**SET PROBLEM**
Leave out the images; return the rest of the data exactly.
## start
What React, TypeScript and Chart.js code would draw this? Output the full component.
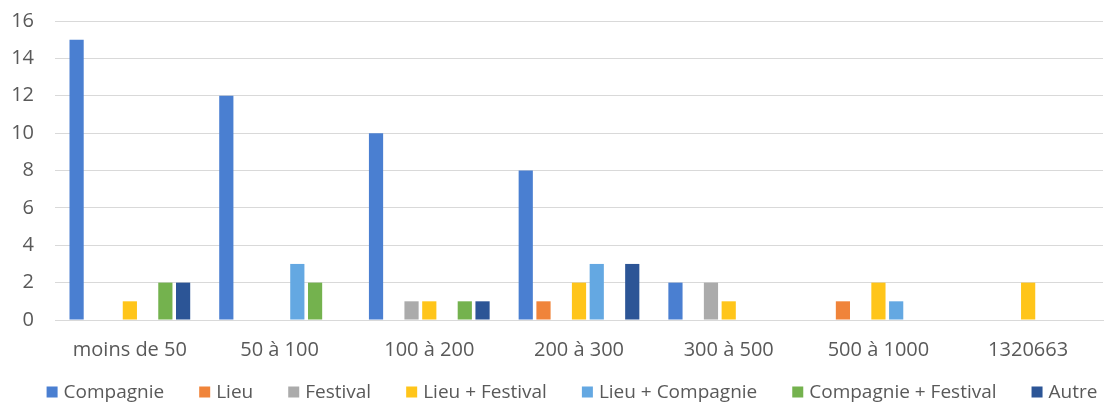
import React, { useEffect, useRef } from "react";
import { Chart, registerables } from "chart.js";

Chart.register(...registerables);

const categories = ["moins de 50", "50 à 100", "100 à 200", "200 à 300", "300 à 500", "500 à 1000", "1320663"];

const compagnie = [15, 12, 10, 8, 2, 0, 0];
const lieu = [0, 0, 0, 1, 0, 1, 0];
const festival = [0, 0, 1, 0, 2, 0, 0];
const lieuFestival = [1, 0, 1, 2, 1, 2, 2];
const lieuCompagnie = [0, 3, 0, 3, 0, 1, 0];
const compagnieFestival = [2, 2, 1, 0, 0, 0, 0];
const autre = [2, 0, 1, 3, 0, 0, 0];

const seriesNames = ["Compagnie", "Lieu", "Festival", "Lieu + Festival", "Lieu + Compagnie", "Compagnie + Festival", "Autre"];
const seriesValues = [compagnie, lieu, festival, lieuFestival, lieuCompagnie, compagnieFestival, autre];
const seriesColors = ["#4A7FD1", "#F0843A", "#ABABAB", "#FFC51A", "#64A8E2", "#74B24E", "#2C5596"];

const yTicks = [0, 2, 4, 6, 8, 10, 12, 14, 16];

const FONT = "'Open Sans', 'Noto Sans', sans-serif";
const TEXT_COLOR = "#595959";

// Bottom legend drawn by hand so the spacing between entries can be wider
// than the vertical room the built-in legend would need.
const bottomLegend = {
  id: "bottomLegend",
  afterDraw(chart: any) {
    const ctx = chart.ctx as CanvasRenderingContext2D;
    const box = 11;
    const boxGap = 6;
    const itemGap = 35;
    const fontSize = 19;
    const centerX = 572;
    const centerY = 392;
    ctx.save();
    ctx.font = `${fontSize}px ${FONT}`;
    ctx.textBaseline = "middle";
    ctx.textAlign = "left";
    const items = chart.data.datasets.map((ds: any) => ({
      label: ds.label as string,
      color: ds.backgroundColor as string,
      width: box + boxGap + ctx.measureText(ds.label).width,
    }));
    const total = items.reduce((s: number, it: any) => s + it.width, 0) + itemGap * (items.length - 1);
    let x = centerX - total / 2;
    for (const it of items) {
      ctx.fillStyle = it.color;
      ctx.fillRect(x, centerY - box / 2, box, box);
      ctx.fillStyle = TEXT_COLOR;
      ctx.fillText(it.label, x + box + boxGap, centerY + 1);
      x += it.width + itemGap;
    }
    ctx.restore();
  },
};

export default function App() {
  const canvasRef = useRef<HTMLCanvasElement | null>(null);

  useEffect(() => {
    document.body.style.margin = "0";
    const canvas = canvasRef.current;
    if (!canvas) return;
    const chart = new Chart(canvas, {
      type: "bar",
      data: {
        labels: categories,
        datasets: seriesNames.map((name, i) => ({
          label: name,
          data: seriesValues[i],
          backgroundColor: seriesColors[i],
          borderWidth: 0,
          categoryPercentage: 0.83,
          barPercentage: 0.8,
        })),
      },
      options: {
        animation: false,
        responsive: false,
        maintainAspectRatio: false,
        layout: { padding: { top: 21, right: 2, left: 10, bottom: 0 } },
        plugins: {
          tooltip: { enabled: false },
          legend: { display: false },
        },
        scales: {
          x: {
            grid: { display: false, drawTicks: false },
            border: { display: true, color: "#D9D9D9", width: 1 },
            ticks: {
              color: TEXT_COLOR,
              font: { family: FONT, size: 20 },
              padding: 18,
              maxRotation: 0,
              minRotation: 0,
              autoSkip: false,
            },
            afterFit: (axis: any) => {
              axis.height = 86;
              axis.paddingLeft = 0;
              axis.paddingRight = 0;
            },
          },
          y: {
            min: 0,
            max: 16,
            afterBuildTicks: (axis: any) => {
              axis.ticks = yTicks.map((v) => ({ value: v }));
            },
            grid: { color: "#D9D9D9", lineWidth: 1, drawTicks: false },
            border: { display: false },
            ticks: {
              color: TEXT_COLOR,
              font: { family: FONT, size: 20 },
              padding: 21,
            },
            afterFit: (axis: any) => {
              axis.width = 45;
              axis.paddingTop = 0;
              axis.paddingBottom = 0;
            },
          },
        },
      },
      plugins: [bottomLegend],
    });
    return () => chart.destroy();
  }, []);

  return (
    <div style={{ position: "fixed", left: 0, top: 0, width: 1105, height: 406, background: "#fff" }}>
      <canvas ref={canvasRef} width={1105} height={406} style={{ width: 1105, height: 406 }} />
    </div>
  );
}
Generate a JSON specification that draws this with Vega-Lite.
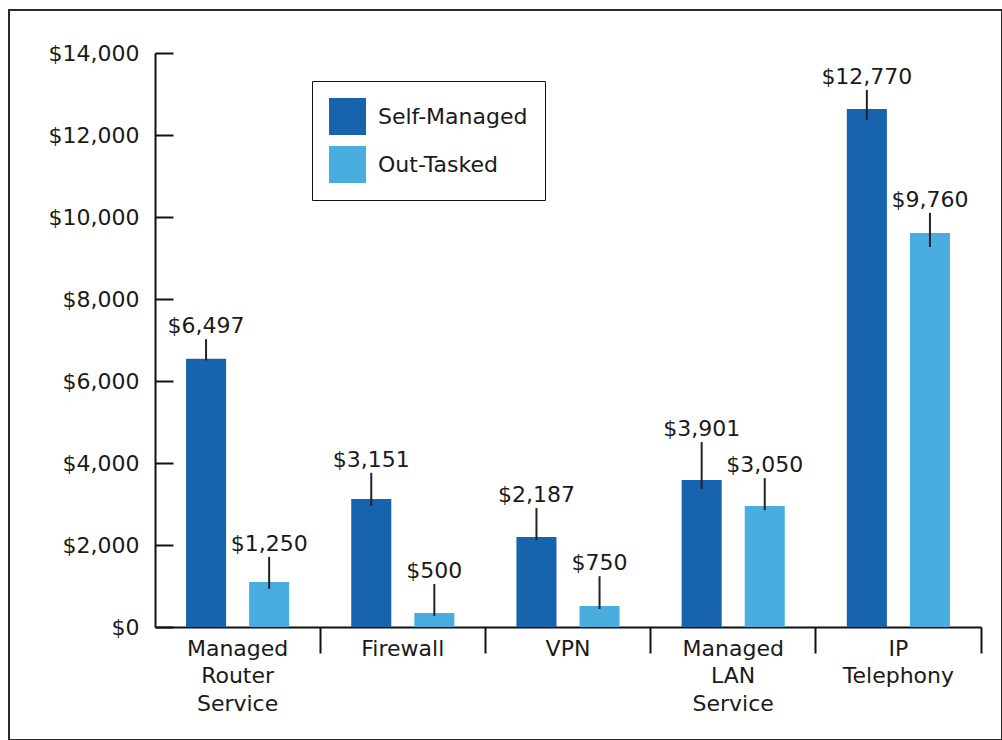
## end
**OUTPUT FOR THIS TASK**
What React, TypeScript and Chart.js code would draw this? Output the full component.
import React, { useEffect, useRef } from "react";
import { Chart, registerables } from "chart.js";

Chart.register(...registerables);

const categories = ["moins de 50", "50 à 100", "100 à 200", "200 à 300", "300 à 500", "500 à 1000", "1320663"];

const compagnie = [15, 12, 10, 8, 2, 0, 0];
const lieu = [0, 0, 0, 1, 0, 1, 0];
const festival = [0, 0, 1, 0, 2, 0, 0];
const lieuFestival = [1, 0, 1, 2, 1, 2, 2];
const lieuCompagnie = [0, 3, 0, 3, 0, 1, 0];
const compagnieFestival = [2, 2, 1, 0, 0, 0, 0];
const autre = [2, 0, 1, 3, 0, 0, 0];

const seriesNames = ["Compagnie", "Lieu", "Festival", "Lieu + Festival", "Lieu + Compagnie", "Compagnie + Festival", "Autre"];
const seriesValues = [compagnie, lieu, festival, lieuFestival, lieuCompagnie, compagnieFestival, autre];
const seriesColors = ["#4A7FD1", "#F0843A", "#ABABAB", "#FFC51A", "#64A8E2", "#74B24E", "#2C5596"];

const yTicks = [0, 2, 4, 6, 8, 10, 12, 14, 16];

const FONT = "'Open Sans', 'Noto Sans', sans-serif";
const TEXT_COLOR = "#595959";

// Bottom legend drawn by hand so the spacing between entries can be wider
// than the vertical room the built-in legend would need.
const bottomLegend = {
  id: "bottomLegend",
  afterDraw(chart: any) {
    const ctx = chart.ctx as CanvasRenderingContext2D;
    const box = 11;
    const boxGap = 6;
    const itemGap = 35;
    const fontSize = 19;
    const centerX = 572;
    const centerY = 392;
    ctx.save();
    ctx.font = `${fontSize}px ${FONT}`;
    ctx.textBaseline = "middle";
    ctx.textAlign = "left";
    const items = chart.data.datasets.map((ds: any) => ({
      label: ds.label as string,
      color: ds.backgroundColor as string,
      width: box + boxGap + ctx.measureText(ds.label).width,
    }));
    const total = items.reduce((s: number, it: any) => s + it.width, 0) + itemGap * (items.length - 1);
    let x = centerX - total / 2;
    for (const it of items) {
      ctx.fillStyle = it.color;
      ctx.fillRect(x, centerY - box / 2, box, box);
      ctx.fillStyle = TEXT_COLOR;
      ctx.fillText(it.label, x + box + boxGap, centerY + 1);
      x += it.width + itemGap;
    }
    ctx.restore();
  },
};

export default function App() {
  const canvasRef = useRef<HTMLCanvasElement | null>(null);

  useEffect(() => {
    document.body.style.margin = "0";
    const canvas = canvasRef.current;
    if (!canvas) return;
    const chart = new Chart(canvas, {
      type: "bar",
      data: {
        labels: categories,
        datasets: seriesNames.map((name, i) => ({
          label: name,
          data: seriesValues[i],
          backgroundColor: seriesColors[i],
          borderWidth: 0,
          categoryPercentage: 0.83,
          barPercentage: 0.8,
        })),
      },
      options: {
        animation: false,
        responsive: false,
        maintainAspectRatio: false,
        layout: { padding: { top: 21, right: 2, left: 10, bottom: 0 } },
        plugins: {
          tooltip: { enabled: false },
          legend: { display: false },
        },
        scales: {
          x: {
            grid: { display: false, drawTicks: false },
            border: { display: true, color: "#D9D9D9", width: 1 },
            ticks: {
              color: TEXT_COLOR,
              font: { family: FONT, size: 20 },
              padding: 18,
              maxRotation: 0,
              minRotation: 0,
              autoSkip: false,
            },
            afterFit: (axis: any) => {
              axis.height = 86;
              axis.paddingLeft = 0;
              axis.paddingRight = 0;
            },
          },
          y: {
            min: 0,
            max: 16,
            afterBuildTicks: (axis: any) => {
              axis.ticks = yTicks.map((v) => ({ value: v }));
            },
            grid: { color: "#D9D9D9", lineWidth: 1, drawTicks: false },
            border: { display: false },
            ticks: {
              color: TEXT_COLOR,
              font: { family: FONT, size: 20 },
              padding: 21,
            },
            afterFit: (axis: any) => {
              axis.width = 45;
              axis.paddingTop = 0;
              axis.paddingBottom = 0;
            },
          },
        },
      },
      plugins: [bottomLegend],
    });
    return () => chart.destroy();
  }, []);

  return (
    <div style={{ position: "fixed", left: 0, top: 0, width: 1105, height: 406, background: "#fff" }}>
      <canvas ref={canvasRef} width={1105} height={406} style={{ width: 1105, height: 406 }} />
    </div>
  );
}
Generate a JSON specification that draws this with Vega-Lite.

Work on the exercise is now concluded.